▶ **Problem description**:
What lines of the data include the string "code"? Copy them all.

>> start Data shown

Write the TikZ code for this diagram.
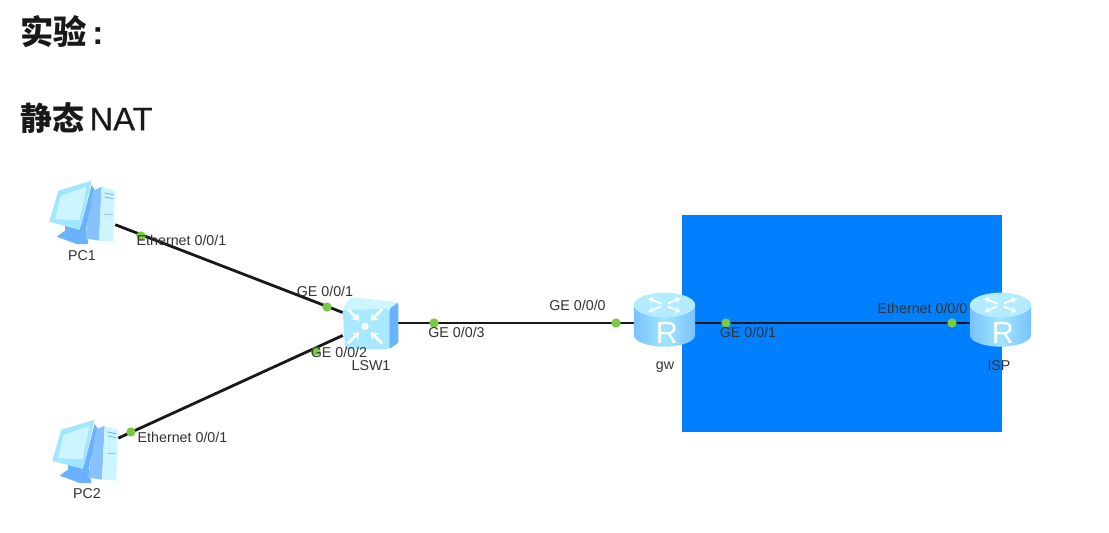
\documentclass[tikz,border=0pt]{standalone}
\usepackage{fontspec}
\setmainfont{Liberation Sans}
\newfontfamily\cjkfont{Noto Sans CJK SC}
\newfontfamily\medfont[FakeBold=0.4]{Liberation Sans}
\definecolor{netblue}{RGB}{0, 128, 255}
\definecolor{portgreen}{RGB}{122, 201, 67}
\definecolor{iconlight}{RGB}{205, 245, 255}
\definecolor{iconmid}{RGB}{160, 230, 255}
\definecolor{icondeep}{RGB}{105, 178, 255}
\usetikzlibrary{positioning, arrows.meta}

\begin{document}
\begin{tikzpicture}[
  x=0.75pt, y=-0.75pt,
  heading/.style={anchor=west, inner sep=0pt, text=black!90},
  devbox/.style={inner sep=0pt, minimum height=45pt},
  portdot/.style={circle, fill=portgreen, inner sep=0pt, minimum size=7pt},
  portlabel/.style={inner sep=0pt, text=black!80, font=\fontsize{10.7}{12}\selectfont},
  link/.style={draw=black!90, line width=2.1pt},
  pics/pcicon/.style={code={
    \begin{scope}[x=0.25pt, y=-0.25pt]
      \fill[icondeep] (-60,30) -- (-60,53) -- (-85,71) -- (-25,93) -- (10,93) -- (0,40) -- cycle;
      \fill[iconmid] (-80,-67) -- (20,-97) -- (-15,51) -- (-107,26) -- cycle;
      \fill[iconlight] (-73,-51) -- (5,-79) -- (-17,21) -- (-90,19) -- cycle;
      \fill[icondeep] (20,-84) -- (30,-69) -- (0,61) -- (-15,51) -- cycle;
      \fill[icondeep!80] (25,-67) -- (50,-79) -- (42,83) -- (0,76) -- cycle;
      \fill[iconlight] (50,-79) -- (90,-67) -- (85,86) -- (42,83) -- cycle;
      \draw[icondeep, line width=0.6pt] (58,-60) -- (84,-55) (58,-48) -- (84,-43) (58,4) -- (84,4);
    \end{scope}
  }},
  pics/switchicon/.style={code={
    \begin{scope}[x=0.25pt, y=-0.25pt]
      \fill[iconlight, rounded corners=1.5pt] (-82,-40) -- (-60,-78) -- (85,-62) -- (58,-42) -- cycle;
      \fill[iconmid!80!iconlight, rounded corners=1pt] (-82,-40) -- (58,-42) -- (58,78) -- (-75,78) -- cycle;
      \fill[icondeep, rounded corners=1pt] (58,-42) -- (85,-62) -- (85,60) -- (58,78) -- cycle;
      \fill[white] (-15,10) circle (11);
      \foreach \ang in {45,135,225,315}
        \draw[white, line width=2pt, -{Stealth[length=5pt, width=7pt]}, shift={(-15,10)}] (\ang:72) -- (\ang:24);
    \end{scope}
  }},
  pics/routericon/.style={code={
    \begin{scope}[x=0.25pt, y=-0.25pt]
      \path[left color=icondeep!70!iconmid, right color=icondeep!70!iconmid, middle color=iconmid]
        (-92,-45) -- (-92,45) arc[start angle=180, end angle=360, x radius=92, y radius=-35] -- (92,-45) -- cycle;
      \fill[iconmid!80!white] (0,-45) ellipse[x radius=92, y radius=37];
      \begin{scope}[shift={(0,-45)}, yscale=0.42]
        \foreach \ang in {45,135,225,315}
          \draw[white, line width=1.4pt, -{Stealth[length=4pt, width=5pt]}] (\ang:14) -- (\ang:68);
      \end{scope}
      \node[inner sep=0pt, text=white, font=\fontsize{23}{23}\selectfont] (-letter) at (7,40) {R};
    \end{scope}
  }}
]
  \useasboundingbox (0,0) rectangle (1109,532);
  \fill[white] (0,0) rectangle (1109,532);

  \node[heading, font=\fontsize{25}{25}\selectfont] (title) at (20,32) {{\cjkfont\bfseries 实验}\,\textbf{:}};
  \node[heading, font=\fontsize{24}{24}\selectfont] (subtitle) at (20,118) {{\cjkfont\bfseries 静态}\,{\medfont\fontsize{24.5}{24}\selectfont NAT}};

  \node[inner sep=0pt, minimum width=240pt, minimum height=162.75pt, fill=netblue] (natarea) at (842,323.5) {};

  \node[devbox, minimum width=45pt] (pc1) at (85,213) {};
  \node[devbox, minimum width=45pt] (pc2) at (88,452) {};
  \node[devbox, minimum width=40.5pt] (lsw1) at (370,323) {};
  \node[devbox, minimum width=45.75pt] (gw) at (664.5,323) {};
  \node[devbox, minimum width=45.75pt] (isp) at (1000.5,323) {};

  \draw[link] (pc1) -- (lsw1);
  \draw[link] (pc2) -- (lsw1);
  \draw[link] (lsw1) -- (gw);
  \draw[link] (gw) -- (isp);

  \pic at (85,213) {pcicon};
  \pic at (88,452) {pcicon};
  \pic at (370,323) {switchicon};
  \pic (gwicon) at (664.5,320) {routericon};
  \pic (ispicon) at (1000.5,320) {routericon};

  \node[portdot] (dot1) at (141,236) {};
  \node[portdot] (dot2) at (327,307) {};
  \node[portdot] (dot3) at (316,351) {};
  \node[portdot] (dot4) at (131,432) {};
  \node[portdot] (dot5) at (434,323) {};
  \node[portdot] (dot6) at (616,323) {};
  \node[portdot] (dot7) at (726,323) {};
  \node[portdot] (dot8) at (952,323) {};

  \node[portlabel] (pc1name) at (82,256) {PC1};
  \node[portlabel] (pc2name) at (87,494) {PC2};
  \node[portlabel] (lswname) at (371,366) {LSW1};
  \node[portlabel] (gwname) at (665,367) {gw};
  \node[portlabel] (ispname) at (999,366) {ISP};

  \node[portlabel] (pc1port) at (181.5,240) {Ethernet 0/0/1};
  \node[portlabel] (pc2port) at (182.5,437) {Ethernet 0/0/1};
  \node[portlabel] (lswport1) at (325,291) {GE 0/0/1};
  \node[portlabel] (lswport2) at (339,352) {GE 0/0/2};
  \node[portlabel] (lswport3) at (456.5,332) {GE 0/0/3};
  \node[portlabel] (gwport0) at (577.5,305) {GE 0/0/0};
  \node[portlabel] (gwport1) at (748,332) {GE 0/0/1};
  \node[portlabel] (ispport) at (922.5,308) {Ethernet 0/0/0};
\end{tikzpicture}
\end{document}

>> end Data shown

▶ **Exercise solution**:
Write the TikZ code for this diagram.
  pics/pcicon/.style={code={
  pics/switchicon/.style={code={
  pics/routericon/.style={code={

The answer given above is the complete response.